Internet Unknown (28)
Jonathan de Boyne Pollard
J.deBoynePollard at Tesco.NET
Thu Nov 18 04:43:29 UTC 2004
MA> The polaris.co.in nameservers are not RFC 1034 compliant (they don't
MA> reply to EDNS (RFC 2671) queries).
Not replying to queries is not a violation of the protocol. There's no
way that any protocol (such as DNS) that employs an unreliable transport
(such as UDP) can make replying to messages a requirement. It's wrong
to say that a server that doesn't reply to queries is not complying with
RFC 1034.
MA> You would think that all nameservers would handle EDNS queries by
MA> now. After all EDNS has been on the standards track for 5 years now.

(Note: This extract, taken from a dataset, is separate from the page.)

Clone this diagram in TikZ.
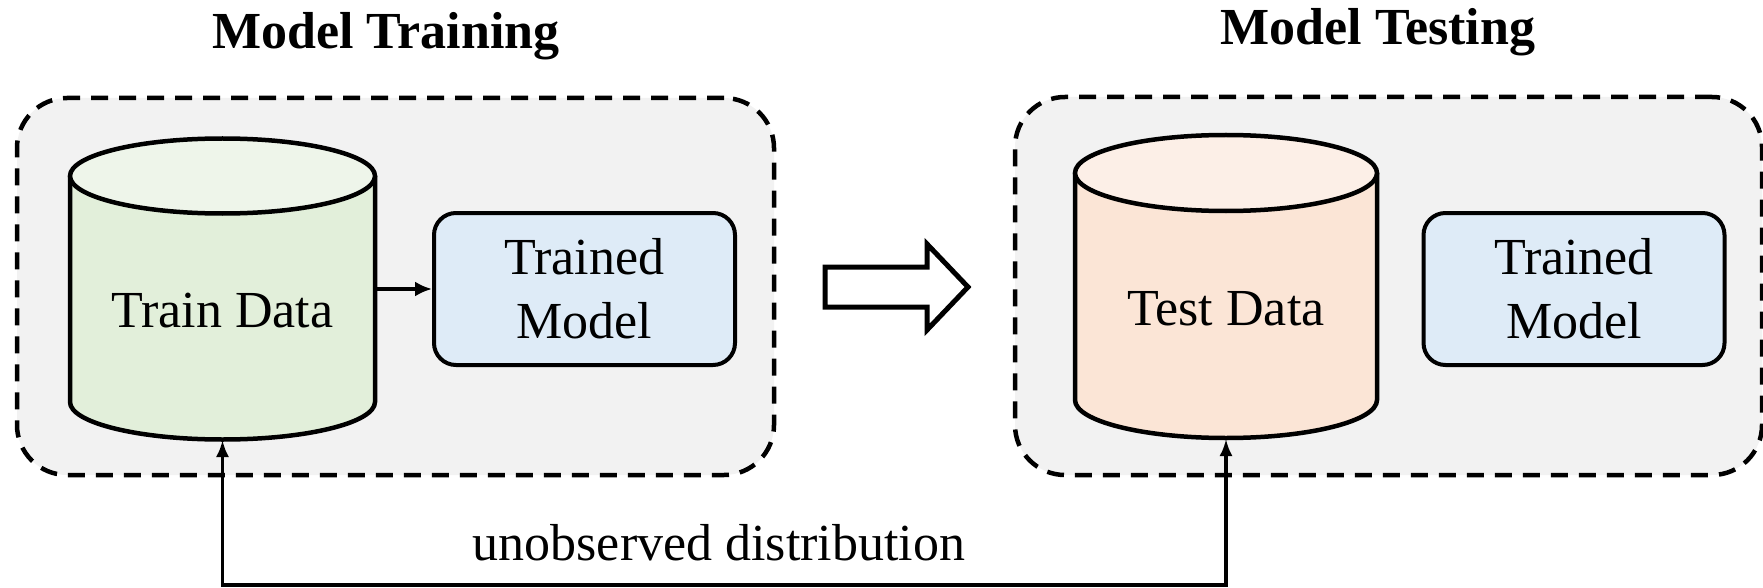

The situation with EDNS0 is that because so few content DNS servers
support it, the gain that EDNS0 gives from losing the DNS/TCP
setup/teardown overhead in the small minority of cases is entirely
offset by the loss incurred by the extra DNS/UDP traffic in the vast
majority of cases.
As I have said before, the irony of this is that support for EDNS0 in
content DNS servers is comparatively easy compared to support for EDNS0
in the back ends of resolving proxy DNS servers and in DNS Client
libraries. If everyone merely did only the easy part of implementing
EDNS0 support in their content DNS servers (even if only supporting
DNS/UDP datagram sizes up to 512 octets), the current situation would be
much improved, and enabling the use of EDNS0 in a resolving proxy DNS
server would no longer result in a net increase in network traffic.
MA> It only takes 1/2 a day to add support for them to a existing
MA> server.
That's a facile assertion. How long it takes to add EDNS0 support
obviously depends from the particular server software. As I said, it
also depends from the type of the server software.